— BEGIN Information provided —

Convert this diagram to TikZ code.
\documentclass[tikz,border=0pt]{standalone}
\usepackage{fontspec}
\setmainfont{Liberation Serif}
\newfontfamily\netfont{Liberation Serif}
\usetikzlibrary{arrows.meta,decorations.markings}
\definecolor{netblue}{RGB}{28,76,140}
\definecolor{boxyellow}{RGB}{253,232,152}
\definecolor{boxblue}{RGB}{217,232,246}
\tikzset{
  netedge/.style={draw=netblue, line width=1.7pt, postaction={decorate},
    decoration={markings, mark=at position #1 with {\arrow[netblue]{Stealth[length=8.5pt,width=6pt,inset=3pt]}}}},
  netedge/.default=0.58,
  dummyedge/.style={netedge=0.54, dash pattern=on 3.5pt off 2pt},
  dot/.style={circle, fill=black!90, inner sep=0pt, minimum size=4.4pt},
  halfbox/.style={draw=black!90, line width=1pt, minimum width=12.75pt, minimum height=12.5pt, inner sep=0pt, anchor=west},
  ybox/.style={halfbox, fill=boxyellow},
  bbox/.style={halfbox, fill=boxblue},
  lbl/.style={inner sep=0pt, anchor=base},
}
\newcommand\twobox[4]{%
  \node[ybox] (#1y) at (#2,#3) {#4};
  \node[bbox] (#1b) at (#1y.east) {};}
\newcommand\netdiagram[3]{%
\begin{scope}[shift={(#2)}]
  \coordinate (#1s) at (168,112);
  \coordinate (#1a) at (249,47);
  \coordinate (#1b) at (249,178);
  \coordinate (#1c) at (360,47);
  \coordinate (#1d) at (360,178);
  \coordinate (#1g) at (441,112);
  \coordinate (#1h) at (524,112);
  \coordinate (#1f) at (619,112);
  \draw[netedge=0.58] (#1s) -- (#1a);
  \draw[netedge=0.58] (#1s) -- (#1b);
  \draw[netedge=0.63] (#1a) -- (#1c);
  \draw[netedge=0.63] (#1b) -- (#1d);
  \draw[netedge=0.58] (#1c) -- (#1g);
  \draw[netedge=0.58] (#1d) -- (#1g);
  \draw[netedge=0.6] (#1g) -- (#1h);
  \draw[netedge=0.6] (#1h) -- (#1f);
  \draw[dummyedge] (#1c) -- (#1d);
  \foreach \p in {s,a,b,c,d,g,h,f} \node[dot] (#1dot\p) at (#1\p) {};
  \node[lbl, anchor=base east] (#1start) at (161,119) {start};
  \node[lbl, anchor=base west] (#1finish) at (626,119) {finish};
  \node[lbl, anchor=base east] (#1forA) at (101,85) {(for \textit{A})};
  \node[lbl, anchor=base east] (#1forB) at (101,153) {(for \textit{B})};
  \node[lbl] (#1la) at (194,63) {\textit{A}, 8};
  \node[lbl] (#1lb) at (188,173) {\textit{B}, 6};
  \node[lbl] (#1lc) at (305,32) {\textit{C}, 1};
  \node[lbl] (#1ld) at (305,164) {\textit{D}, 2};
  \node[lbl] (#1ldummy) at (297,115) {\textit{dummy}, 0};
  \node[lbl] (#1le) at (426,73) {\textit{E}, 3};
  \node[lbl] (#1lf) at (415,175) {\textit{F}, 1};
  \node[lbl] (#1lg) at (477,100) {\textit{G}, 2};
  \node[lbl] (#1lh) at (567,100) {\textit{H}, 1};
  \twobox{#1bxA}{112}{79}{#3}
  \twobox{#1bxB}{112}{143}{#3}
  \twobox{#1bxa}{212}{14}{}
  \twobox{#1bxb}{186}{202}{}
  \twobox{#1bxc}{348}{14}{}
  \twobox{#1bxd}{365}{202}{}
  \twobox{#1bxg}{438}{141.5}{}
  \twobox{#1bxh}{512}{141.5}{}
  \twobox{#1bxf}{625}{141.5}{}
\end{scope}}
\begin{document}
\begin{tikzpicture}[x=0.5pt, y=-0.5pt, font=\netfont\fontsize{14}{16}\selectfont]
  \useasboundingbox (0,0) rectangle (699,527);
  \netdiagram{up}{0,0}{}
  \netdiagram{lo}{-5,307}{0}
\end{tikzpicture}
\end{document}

— END Information provided —

> Set problem
Repeat the material in full, exactly as it stands.

> Response to this exercise
Convert this diagram to TikZ code.
\documentclass[tikz,border=0pt]{standalone}
\usepackage{fontspec}
\setmainfont{Liberation Serif}
\newfontfamily\netfont{Liberation Serif}
\usetikzlibrary{arrows.meta,decorations.markings}
\definecolor{netblue}{RGB}{28,76,140}
\definecolor{boxyellow}{RGB}{253,232,152}
\definecolor{boxblue}{RGB}{217,232,246}
\tikzset{
  netedge/.style={draw=netblue, line width=1.7pt, postaction={decorate},
    decoration={markings, mark=at position #1 with {\arrow[netblue]{Stealth[length=8.5pt,width=6pt,inset=3pt]}}}},
  netedge/.default=0.58,
  dummyedge/.style={netedge=0.54, dash pattern=on 3.5pt off 2pt},
  dot/.style={circle, fill=black!90, inner sep=0pt, minimum size=4.4pt},
  halfbox/.style={draw=black!90, line width=1pt, minimum width=12.75pt, minimum height=12.5pt, inner sep=0pt, anchor=west},
  ybox/.style={halfbox, fill=boxyellow},
  bbox/.style={halfbox, fill=boxblue},
  lbl/.style={inner sep=0pt, anchor=base},
}
\newcommand\twobox[4]{%
  \node[ybox] (#1y) at (#2,#3) {#4};
  \node[bbox] (#1b) at (#1y.east) {};}
\newcommand\netdiagram[3]{%
\begin{scope}[shift={(#2)}]
  \coordinate (#1s) at (168,112);
  \coordinate (#1a) at (249,47);
  \coordinate (#1b) at (249,178);
  \coordinate (#1c) at (360,47);
  \coordinate (#1d) at (360,178);
  \coordinate (#1g) at (441,112);
  \coordinate (#1h) at (524,112);
  \coordinate (#1f) at (619,112);
  \draw[netedge=0.58] (#1s) -- (#1a);
  \draw[netedge=0.58] (#1s) -- (#1b);
  \draw[netedge=0.63] (#1a) -- (#1c);
  \draw[netedge=0.63] (#1b) -- (#1d);
  \draw[netedge=0.58] (#1c) -- (#1g);
  \draw[netedge=0.58] (#1d) -- (#1g);
  \draw[netedge=0.6] (#1g) -- (#1h);
  \draw[netedge=0.6] (#1h) -- (#1f);
  \draw[dummyedge] (#1c) -- (#1d);
  \foreach \p in {s,a,b,c,d,g,h,f} \node[dot] (#1dot\p) at (#1\p) {};
  \node[lbl, anchor=base east] (#1start) at (161,119) {start};
  \node[lbl, anchor=base west] (#1finish) at (626,119) {finish};
  \node[lbl, anchor=base east] (#1forA) at (101,85) {(for \textit{A})};
  \node[lbl, anchor=base east] (#1forB) at (101,153) {(for \textit{B})};
  \node[lbl] (#1la) at (194,63) {\textit{A}, 8};
  \node[lbl] (#1lb) at (188,173) {\textit{B}, 6};
  \node[lbl] (#1lc) at (305,32) {\textit{C}, 1};
  \node[lbl] (#1ld) at (305,164) {\textit{D}, 2};
  \node[lbl] (#1ldummy) at (297,115) {\textit{dummy}, 0};
  \node[lbl] (#1le) at (426,73) {\textit{E}, 3};
  \node[lbl] (#1lf) at (415,175) {\textit{F}, 1};
  \node[lbl] (#1lg) at (477,100) {\textit{G}, 2};
  \node[lbl] (#1lh) at (567,100) {\textit{H}, 1};
  \twobox{#1bxA}{112}{79}{#3}
  \twobox{#1bxB}{112}{143}{#3}
  \twobox{#1bxa}{212}{14}{}
  \twobox{#1bxb}{186}{202}{}
  \twobox{#1bxc}{348}{14}{}
  \twobox{#1bxd}{365}{202}{}
  \twobox{#1bxg}{438}{141.5}{}
  \twobox{#1bxh}{512}{141.5}{}
  \twobox{#1bxf}{625}{141.5}{}
\end{scope}}
\begin{document}
\begin{tikzpicture}[x=0.5pt, y=-0.5pt, font=\netfont\fontsize{14}{16}\selectfont]
  \useasboundingbox (0,0) rectangle (699,527);
  \netdiagram{up}{0,0}{}
  \netdiagram{lo}{-5,307}{0}
\end{tikzpicture}
\end{document}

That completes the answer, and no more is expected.